Jack Ablin: Preferreds Could Get Boost From Shift out of Common Stock
The Nightly Business Report’s Tom Hudson interviewed “Market Monitor” Jack Ablin, chief investment officer at BMO Harris Private Bank yesterday. Hudson mentioned that with 45 days before the end of the year, lawmakers said they would speed up negotiations to avoid going over the fiscal cliff. Ablin commented that the five percent downdraft endured since the election was pretty emotional. His inclination would be to speculate that the news will turn out fine even if lawmakers make a temporary compromise.

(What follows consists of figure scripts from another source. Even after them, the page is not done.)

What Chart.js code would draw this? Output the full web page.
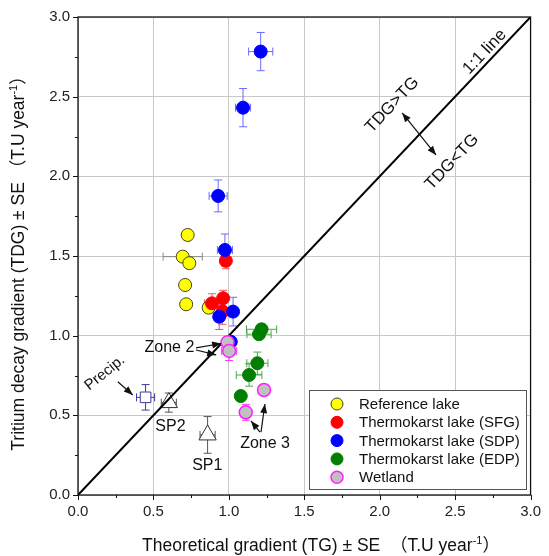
<!DOCTYPE html>
<html><head><meta charset="utf-8">
<script src="https://cdn.jsdelivr.net/npm/chart.js@4.4.0/dist/chart.umd.min.js"></script>
<style>html,body{margin:0;padding:0;background:#fff;}#wrap{width:549px;height:556px;}</style>
</head><body><div id="wrap"><canvas id="c" width="549" height="556"></canvas></div>
<script>
const FONT = '"Liberation Sans", Arial, "Noto Sans CJK SC", sans-serif';
const tickValues = [0, 0.5, 1, 1.5, 2, 2.5, 3];
const tickLabels = ['0.0','0.5','1.0','1.5','2.0','2.5','3.0'];

const refX = [0.727, 0.694, 0.738, 0.710, 0.717, 0.866];
const refY = [1.632, 1.496, 1.455, 1.318, 1.197, 1.176];
const refXErr = [0.02, 0.13, 0.02, 0.02, 0.02, 0.02];
const refYErr = [0.02, 0.02, 0.02, 0.02, 0.02, 0.02];

const sfgX = [0.980, 0.962, 0.888, 0.958];
const sfgY = [1.470, 1.235, 1.203, 1.151];
const sfgXErr = [0.03, 0.03, 0.05, 0.03];
const sfgYErr = [0.05, 0.05, 0.06, 0.08];

const sdpX = [1.211, 1.094, 0.929, 0.974, 1.028, 0.936, 1.013];
const sdpY = [2.783, 2.431, 1.877, 1.538, 1.151, 1.119, 0.962];
const sdpXErr = [0.08, 0.05, 0.06, 0.05, 0.03, 0.03, 0.02];
const sdpYErr = [0.12, 0.12, 0.10, 0.10, 0.09, 0.08, 0.02];

const edpX = [1.217, 1.200, 1.189, 1.134, 1.079];
const edpY = [1.040, 1.009, 0.827, 0.753, 0.621];
const edpXErr = [0.10, 0.08, 0.07, 0.085, 0.03];
const edpYErr = [0.03, 0.03, 0.07, 0.07, 0.02];

const wetX = [0.991, 1.002, 1.233, 1.112];
const wetY = [0.958, 0.904, 0.659, 0.519];
const wetXErr = [0.03, 0.05, 0.02, 0.03];
const wetYErr = [0.02, 0.06, 0.02, 0.05];

const precipX = [0.448], precipY = [0.613], precipXErr = [0.06], precipYErr = [0.08];
const spX = [0.602, 0.859], spY = [0.580, 0.377], spXErr = [0.05, 0.05], spYErr = [0.06, 0.115];

const legendLabels = ['Reference lake','Thermokarst lake (SFG)','Thermokarst lake (SDP)','Thermokarst lake (EDP)','Wetland'];

function pts(xs, ys){ return xs.map((x,i)=>({x:x, y:ys[i]})); }

const datasets = [
  {label:'Wetland', data:pts(wetX,wetY), errX:wetXErr, errY:wetYErr, errColor:'#ff33ff',
   backgroundColor:'#c0c0c0', borderColor:'#ff22ff', borderWidth:1.5, pointRadius:6.5},
  {label:'EDP', data:pts(edpX,edpY), errX:edpXErr, errY:edpYErr, errColor:'#4ca64c',
   backgroundColor:'#007f00', borderColor:'#007f00', borderWidth:1, pointRadius:6.5},
  {label:'SDP', data:pts(sdpX,sdpY), errX:sdpXErr, errY:sdpYErr, errColor:'#6a6aff',
   backgroundColor:'#0000ff', borderColor:'#0000ff', borderWidth:1, pointRadius:6.5},
  {label:'SFG', data:pts(sfgX,sfgY), errX:sfgXErr, errY:sfgYErr, errColor:'#ff5a5a',
   backgroundColor:'#ff0000', borderColor:'#ff0000', borderWidth:1, pointRadius:6.5},
  {label:'Reference', data:pts(refX,refY), errX:refXErr, errY:refYErr, errColor:'#888888',
   backgroundColor:'#ffff00', borderColor:'#444422', borderWidth:1, pointRadius:6.5},
  {label:'line', data:[{x:tickValues[0],y:tickValues[0]},{x:tickValues[6],y:tickValues[6]}], showLine:true,
   borderColor:'#000', borderWidth:2, pointRadius:0, errX:null},
  {label:'Precip', data:pts(precipX,precipY), errX:precipXErr, errY:precipYErr, errColor:'#3a3a9a',
   pointStyle:'rect', backgroundColor:'#ffffff', borderColor:'#3a3a9a', borderWidth:1, pointRadius:7.5},
  {label:'SP', data:pts(spX,spY), errX:spXErr, errY:spYErr, errColor:'#555555',
   pointStyle:'triangle', backgroundColor:'#ffffff', borderColor:'#333333', borderWidth:1, pointRadius:10}
];

function arrow(ctx, x1, y1, x2, y2, both){
  ctx.beginPath(); ctx.moveTo(x1,y1); ctx.lineTo(x2,y2); ctx.stroke();
  const head = (ax, ay, bx, by) => {
    const a = Math.atan2(by-ay, bx-ax), L = 9, W = 3.5;
    ctx.beginPath(); ctx.moveTo(bx,by);
    ctx.lineTo(bx - L*Math.cos(a) + W*Math.sin(a), by - L*Math.sin(a) - W*Math.cos(a));
    ctx.lineTo(bx - L*Math.cos(a) - W*Math.sin(a), by - L*Math.sin(a) + W*Math.cos(a));
    ctx.closePath(); ctx.fill();
  };
  head(x1,y1,x2,y2); if (both) head(x2,y2,x1,y1);
}
function rotText(ctx, t, x, y, ang, size){
  ctx.save(); ctx.translate(x,y); ctx.rotate(ang);
  ctx.font = size+'px '+FONT; ctx.textAlign='center'; ctx.textBaseline='middle';
  ctx.fillText(t,0,0); ctx.restore();
}
function supTitle(ctx, cx, cy, rot, pre, sup, post, size){
  ctx.save(); ctx.translate(cx,cy); ctx.rotate(rot);
  ctx.fillStyle='#111'; ctx.textBaseline='alphabetic'; ctx.textAlign='left';
  ctx.font = size+'px '+FONT; const w1 = ctx.measureText(pre).width, w3 = ctx.measureText(post).width;
  ctx.font = Math.round(size*0.62)+'px '+FONT; const w2 = ctx.measureText(sup).width;
  let x = -(w1+w2+w3)/2, by = size*0.36;
  ctx.font = size+'px '+FONT; ctx.fillText(pre, x, by); x += w1;
  ctx.font = Math.round(size*0.62)+'px '+FONT; ctx.fillText(sup, x, by - size*0.42); x += w2;
  ctx.font = size+'px '+FONT; ctx.fillText(post, x, by);
  ctx.restore();
}

const custom = {
  id:'custom',
  beforeDatasetsDraw(chart){
    const ctx = chart.ctx, xs = chart.scales.x, ys = chart.scales.y;
    ctx.save(); ctx.lineWidth = 1;
    chart.data.datasets.forEach(ds => {
      if (!ds.errX) return;
      ctx.strokeStyle = ds.errColor;
      ds.data.forEach((p,i) => {
        const px = xs.getPixelForValue(p.x), py = ys.getPixelForValue(p.y);
        const x1 = xs.getPixelForValue(p.x - ds.errX[i]), x2 = xs.getPixelForValue(p.x + ds.errX[i]);
        const y1 = ys.getPixelForValue(p.y - ds.errY[i]), y2 = ys.getPixelForValue(p.y + ds.errY[i]);
        const c = 4;
        ctx.beginPath();
        ctx.moveTo(x1,py); ctx.lineTo(x2,py);
        ctx.moveTo(x1,py-c); ctx.lineTo(x1,py+c);
        ctx.moveTo(x2,py-c); ctx.lineTo(x2,py+c);
        ctx.moveTo(px,y1); ctx.lineTo(px,y2);
        ctx.moveTo(px-c,y1); ctx.lineTo(px+c,y1);
        ctx.moveTo(px-c,y2); ctx.lineTo(px+c,y2);
        ctx.stroke();
      });
    });
    ctx.restore();
  },
  afterDraw(chart){
    const ctx = chart.ctx, xs = chart.scales.x, ys = chart.scales.y, a = chart.chartArea;
    ctx.save();
    ctx.strokeStyle = '#111'; ctx.lineWidth = 1.3;
    ctx.strokeRect(a.left, a.top, a.right-a.left, a.bottom-a.top);
    ctx.lineWidth = 1; ctx.strokeStyle = '#111';
    for (let k = 0; k <= 12; k++){
      const v = k*0.25, len = (k%2===0) ? 5 : 3;
      const px = Math.round(xs.getPixelForValue(v))+0.5, py = Math.round(ys.getPixelForValue(v))+0.5;
      ctx.beginPath(); ctx.moveTo(px, a.bottom); ctx.lineTo(px, a.bottom+len);
      ctx.moveTo(a.left, py); ctx.lineTo(a.left-len, py); ctx.stroke();
    }
    supTitle(ctx, 321, 545, 0, 'Theoretical gradient (TG) \u00b1 SE  \uff08T.U year', '-1', '\uff09', 17.5);
    supTitle(ctx, 18, 259, -Math.PI/2, 'Tritium decay gradient (TDG) \u00b1 SE \uff08T.U year', '-1', '\uff09', 17.5);
    const ang = Math.atan2(ys.getPixelForValue(1)-ys.getPixelForValue(0), xs.getPixelForValue(1)-xs.getPixelForValue(0));
    ctx.fillStyle = '#111';
    rotText(ctx, '1:1 line', xs.getPixelForValue(2.696), ys.getPixelForValue(2.781), ang, 17);
    rotText(ctx, 'TDG>TG', xs.getPixelForValue(2.083), ys.getPixelForValue(2.448), ang, 17);
    rotText(ctx, 'TDG<TG', xs.getPixelForValue(2.479), ys.getPixelForValue(2.090), ang, 17);
    ctx.strokeStyle = '#111'; ctx.lineWidth = 1.2;
    arrow(ctx, xs.getPixelForValue(2.149), ys.getPixelForValue(2.398), xs.getPixelForValue(2.373), ys.getPixelForValue(2.134), true);
    rotText(ctx, 'Zone 2', xs.getPixelForValue(0.606), ys.getPixelForValue(0.923), 0, 16);
    arrow(ctx, xs.getPixelForValue(0.782), ys.getPixelForValue(0.923), xs.getPixelForValue(0.949), ys.getPixelForValue(0.951));
    arrow(ctx, xs.getPixelForValue(0.782), ys.getPixelForValue(0.910), xs.getPixelForValue(0.916), ys.getPixelForValue(0.879));
    rotText(ctx, 'Precip.', xs.getPixelForValue(0.178), ys.getPixelForValue(0.766), -39*Math.PI/180, 15);
    arrow(ctx, xs.getPixelForValue(0.264), ys.getPixelForValue(0.711), xs.getPixelForValue(0.363), ys.getPixelForValue(0.628));
    rotText(ctx, 'SP2', xs.getPixelForValue(0.613), ys.getPixelForValue(0.427), 0, 16);
    rotText(ctx, 'SP1', xs.getPixelForValue(0.857), ys.getPixelForValue(0.182), 0, 16);
    rotText(ctx, 'Zone 3', xs.getPixelForValue(1.24), ys.getPixelForValue(0.32), 0, 16);
    arrow(ctx, xs.getPixelForValue(1.213), ys.getPixelForValue(0.395), xs.getPixelForValue(1.239), ys.getPixelForValue(0.571));
    arrow(ctx, xs.getPixelForValue(1.206), ys.getPixelForValue(0.395), xs.getPixelForValue(1.147), ys.getPixelForValue(0.465));
    ctx.fillStyle = '#fff'; ctx.fillRect(309.5, 390.5, 217, 99);
    ctx.strokeStyle = '#555'; ctx.lineWidth = 1; ctx.strokeRect(309.5, 390.5, 217, 99);
    const order = [4,3,2,1,0];
    legendLabels.forEach((lab, i) => {
      const ds = chart.data.datasets[order[i]], yy = 404 + i*18.3;
      ctx.beginPath(); ctx.arc(337, yy, 6, 0, Math.PI*2);
      ctx.fillStyle = ds.backgroundColor; ctx.fill();
      ctx.strokeStyle = ds.borderColor; ctx.lineWidth = ds.borderWidth; ctx.stroke();
      ctx.fillStyle = '#111'; ctx.font = '15px '+FONT; ctx.textAlign='left'; ctx.textBaseline='middle';
      ctx.fillText(lab, 359, yy+1);
    });
    ctx.restore();
  }
};

new Chart(document.getElementById('c'), {
  type:'scatter',
  data:{datasets:datasets},
  options:{
    responsive:false, animation:false, devicePixelRatio:1,
    layout:{padding:{top:17, right:16, left:0, bottom:0}},
    plugins:{legend:{display:false}, tooltip:{enabled:false}},
    scales:{
      x:{type:'linear', min:0, max:3,
         afterFit(s){ s.height = 61; },
         grid:{color:'#c8c8c8', lineWidth:1, drawTicks:false},
         border:{display:false},
         ticks:{stepSize:0.5, padding:8, color:'#222', font:{size:15, family:FONT},
                callback:(v)=>{const i = tickValues.indexOf(v); return i>=0 ? tickLabels[i] : '';}}},
      y:{type:'linear', min:0, max:3,
         afterFit(s){ s.width = 78; },
         grid:{color:'#c8c8c8', lineWidth:1, drawTicks:false},
         border:{display:false},
         ticks:{stepSize:0.5, padding:8, color:'#222', font:{size:15, family:FONT},
                callback:(v)=>{const i = tickValues.indexOf(v); return i>=0 ? tickLabels[i] : '';}}}
    }
  },
  plugins:[custom]
});
</script></body></html>
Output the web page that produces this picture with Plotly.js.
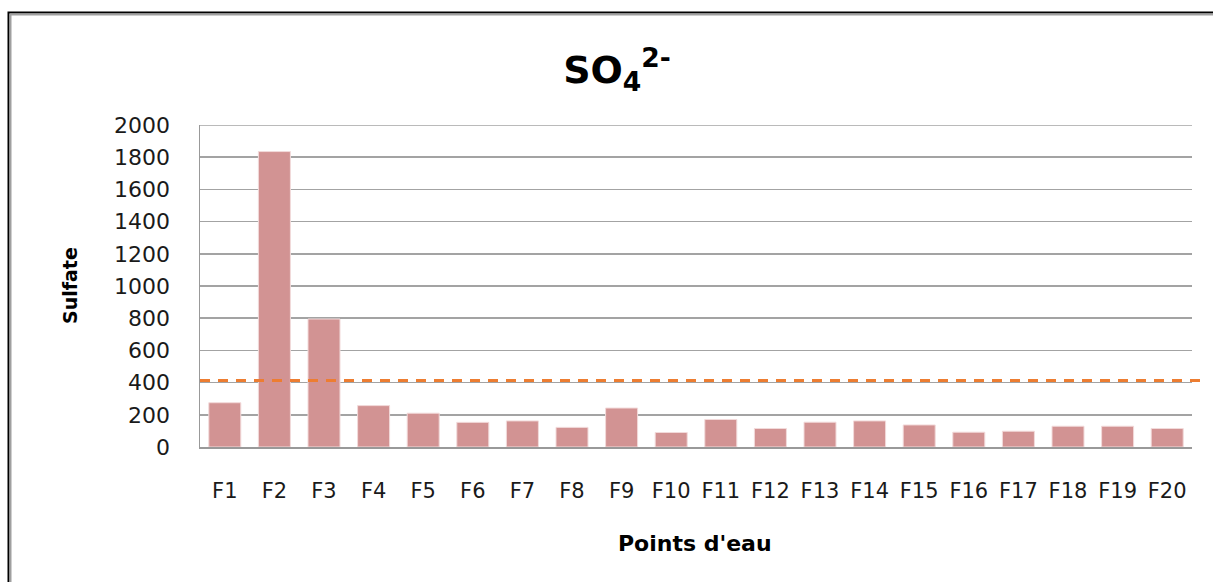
<!DOCTYPE html>
<html>
<head>
<meta charset="utf-8">
<script src="https://cdn.plot.ly/plotly-3.0.1.min.js"></script>
<style>html,body{margin:0;padding:0;background:#fff;}#chart{width:1213px;height:582px;}</style>
</head>
<body>
<div id="chart"></div>
<script>
const categories = ["F1","F2","F3","F4","F5","F6","F7","F8","F9","F10","F11","F12","F13","F14","F15","F16","F17","F18","F19","F20"];
const sulfate = [275,1835,795,257,210,153,162,122,242,90,171,115,154,162,137,92,98,129,129,115];
const threshold = 413;
const yTicks = [0,200,400,600,800,1000,1200,1400,1600,1800,2000];

const PX_L = 200, PX_R = 1192, PX_T = 125, PX_B = 446.7;
const px2x = p => (p - PX_L) / (PX_R - PX_L);
const px2y = p => (PX_B - p) / (PX_B - PX_T);
const yMax = yTicks[yTicks.length - 1];
const GRID = '#a3a3a3';

const trace = {
  type: 'bar',
  x: categories,
  y: sulfate,
  marker: {color: '#d29393', line: {color: '#f2dada', width: 1}},
  hoverinfo: 'x+y'
};

const layout = {
  width: 1213, height: 582,
  margin: {l: PX_L, r: 1213 - PX_R, t: PX_T, b: 582 - PX_B, pad: 0},
  paper_bgcolor: '#ffffff', plot_bgcolor: '#ffffff',
  showlegend: false,
  bargap: 0.355,
  font: {family: 'DejaVu Sans', size: 21, color: '#1a1a1a'},
  title: {
    text: 'SO<sub>4</sub><sup>2-</sup>',
    font: {family: 'DejaVu Sans', size: 38, weight: 'bold', color: '#000'},
    x: 617/1213, xref: 'container', xanchor: 'center',
    y: 1 - 70/582, yref: 'container', yanchor: 'middle'
  },
  xaxis: {
    type: 'category',
    showgrid: false,
    showline: true, linecolor: '#999999', linewidth: 1.5,
    ticks: '', ticklabelstandoff: 24,
    tickfont: {family: 'DejaVu Sans', size: 21, color: '#1a1a1a'},
    fixedrange: true
  },
  yaxis: {
    range: [0, yMax],
    tickvals: yTicks,
    ticktext: yTicks.map(String),
    showgrid: true, gridcolor: GRID, gridwidth: 1.5,
    zeroline: false,
    showline: true, linecolor: '#999999', linewidth: 1.5,
    ticks: '', ticklabelstandoff: 24,
    tickfont: {family: 'DejaVu Sans', size: 22, color: '#1a1a1a'},
    fixedrange: true
  },
  shapes: [
    {type: 'line', xref: 'paper', yref: 'y', x0: 0, x1: 1, y0: yMax, y1: yMax,
     line: {color: GRID, width: 1.5}, layer: 'below'},
    {type: 'line', xref: 'paper', yref: 'y', x0: 0, x1: px2x(1201), y0: threshold, y1: threshold,
     line: {color: '#ed7d31', width: 3, dash: '10px,8px'}, layer: 'above'},
    {type: 'rect', xref: 'paper', yref: 'paper', x0: px2x(8.5), x1: px2x(1240), y0: px2y(12.5), y1: px2y(620),
     line: {color: '#000000', width: 2}, fillcolor: 'rgba(0,0,0,0)', layer: 'below'},
    {type: 'rect', xref: 'paper', yref: 'paper', x0: px2x(10.5), x1: px2x(1242), y0: px2y(14.5), y1: px2y(622),
     line: {color: '#a0a0a0', width: 2}, fillcolor: 'rgba(0,0,0,0)', layer: 'below'}
  ],
  annotations: [
    {text: 'Sulfate', xref: 'paper', yref: 'paper', x: px2x(70), y: 0.5, xanchor: 'center', yanchor: 'middle',
     textangle: -90, showarrow: false, font: {family: 'DejaVu Sans', size: 19, weight: 'bold', color: '#000'}},
    {text: "Points d'eau", xref: 'paper', yref: 'paper', x: px2x(695), y: px2y(543), xanchor: 'center', yanchor: 'middle',
     showarrow: false, font: {family: 'DejaVu Sans', size: 22, weight: 'bold', color: '#000'}}
  ]
};

Plotly.newPlot('chart', [trace], layout, {displayModeBar: false, staticPlot: true});
</script>
</body>
</html>
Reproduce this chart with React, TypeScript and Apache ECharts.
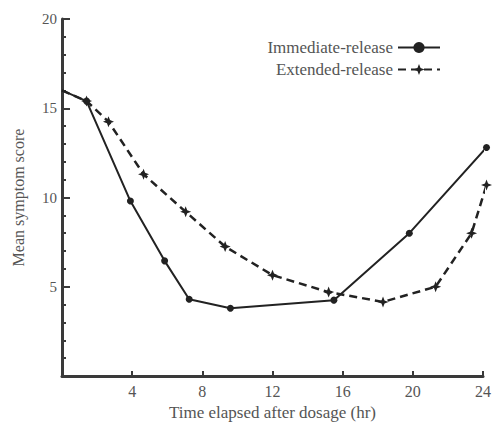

Ablin said he was bullish on emerging markets because they are trading at roughly a 20 percent discount to the U.S., but unlike Europe, many emerging market countries have the financial wherewithal and the monetary firepower to actually continue to stabilize their economies if we do “run into some rough water.” Ablin recommended investing in the Vanguard Emerging Markets ETF (VWO).
Ablin indicated he was also bullish on the Powershares Preferred Portfolio ETF (PGX). Ablin speculated that we might see flows out of common stock and into preferreds as investors get worried that the tax rate could go up on common stock dividends. He added that it’s a good way to collect some good income as we could see a transfer out of common stocks and into preferreds, which are currently taxed at different rates.
Ablin commented on a couple of previous picks from his visit back in March; Chesapeake Energy (CHK), down around 30% from when he recommended it and ExxonMobil (XOM) which has risen about 2.5 percent. Ablin believes that long term natural gas is going to be one of the key ingredients to revive our growth. He said natural gas and some of the other fossil fuels have come under attack, especially under the new administration. We’re going to still have a nice tailwind for this longer term, he added.
Ablin said he owned the two ETFs mentioned in the interview, but did not own the common stocks.